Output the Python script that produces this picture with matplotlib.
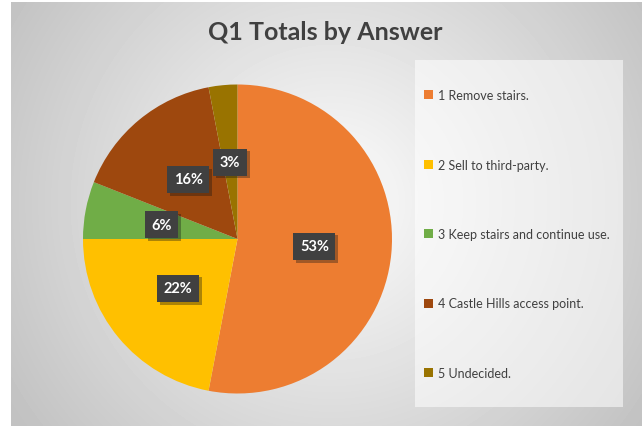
import numpy as np
import matplotlib
matplotlib.use("Agg")
import matplotlib.pyplot as plt
from matplotlib.patches import Rectangle, Patch
from matplotlib import patheffects as pe

answers = ["1 Remove stairs.", "2 Sell to third-party.", "3 Keep stairs and continue use.",
           "4 Castle Hills access point.", "5 Undecided."]
shares = [53, 22, 6, 16, 3]
colors = ["#ED7D31", "#FFC000", "#70AD47", "#9E480E", "#997300"]

plt.rcParams["font.family"] = ["Lato", "DejaVu Sans"]

W, H = 642, 427
fig = plt.figure(figsize=(W / 100, H / 100), dpi=100)
fig.patch.set_facecolor("white")

# radial grey background of the chart area
bg = fig.add_axes([11 / W, 0, (W - 11) / W, (H - 3) / H])
yy, xx = np.mgrid[0:H - 3, 0:W - 11]
d = np.hypot(xx - 320, yy - 200) / 380.0
shade = np.clip(0.99 - 0.23 * d, 0.76, 1.0)
bg.imshow(shade, cmap="gray", vmin=0, vmax=1, aspect="auto", interpolation="bilinear")
bg.axis("off")

# legend panel
fig.patches.append(Rectangle((415 / W, 1 - 408 / H), 208 / W, 347 / H, transform=fig.transFigure,
                             facecolor="white", alpha=0.55, edgecolor="none", zorder=1))

fig.text(325 / W, 1 - 33 / H, "Q1 Totals by Answer", ha="center", va="center",
         fontsize=18, fontweight="bold", color="#404040")

r = 154.5
ax = fig.add_axes([(237.5 - r) / W, 1 - (240 + r) / H, 2 * r / W, 2 * r / H])
wedges, texts, autotexts = ax.pie(shares, colors=colors, startangle=90, counterclock=False,
                                  autopct=lambda p: f"{round(p)}%", pctdistance=0.5, radius=1,
                                  wedgeprops=dict(linewidth=0))
for t in autotexts:
    t.set_color("white")
    t.set_fontweight("bold")
    t.set_fontsize(10.5)
    t.set_bbox(dict(boxstyle="square,pad=0.45", facecolor="#404040", edgecolor="none"))
    t.get_bbox_patch().set_path_effects([pe.SimplePatchShadow(offset=(2, -2), alpha=0.35), pe.Normal()])
ax.set_xlim(-1, 1)
ax.set_ylim(-1, 1)
ax.set_aspect("equal")

handles = [Patch(facecolor=c, edgecolor="none") for c in colors]
fig.legend(handles, answers, loc="upper left", bbox_to_anchor=(424 / W, 1 - 90 / H),
           frameon=False, fontsize=9, labelcolor="#404040", handlelength=0.7, handleheight=0.7,
           handletextpad=0.4, labelspacing=4.6, borderaxespad=0, borderpad=0)

fig.savefig("out.png", dpi=100)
┄┄┄┄┄┄┄┄┄┄┄┄┄┄┄┄┄┄┄┄
Written problem
Only the lines from the top of the data through the line with "from matplotlib import patheffects as pe" should be quoted, exactly and with both ends kept; skip the pictures.

Answer to this problem
Output the Python script that produces this picture with matplotlib.
import numpy as np
import matplotlib
matplotlib.use("Agg")
import matplotlib.pyplot as plt
from matplotlib.patches import Rectangle, Patch
from matplotlib import patheffects as pe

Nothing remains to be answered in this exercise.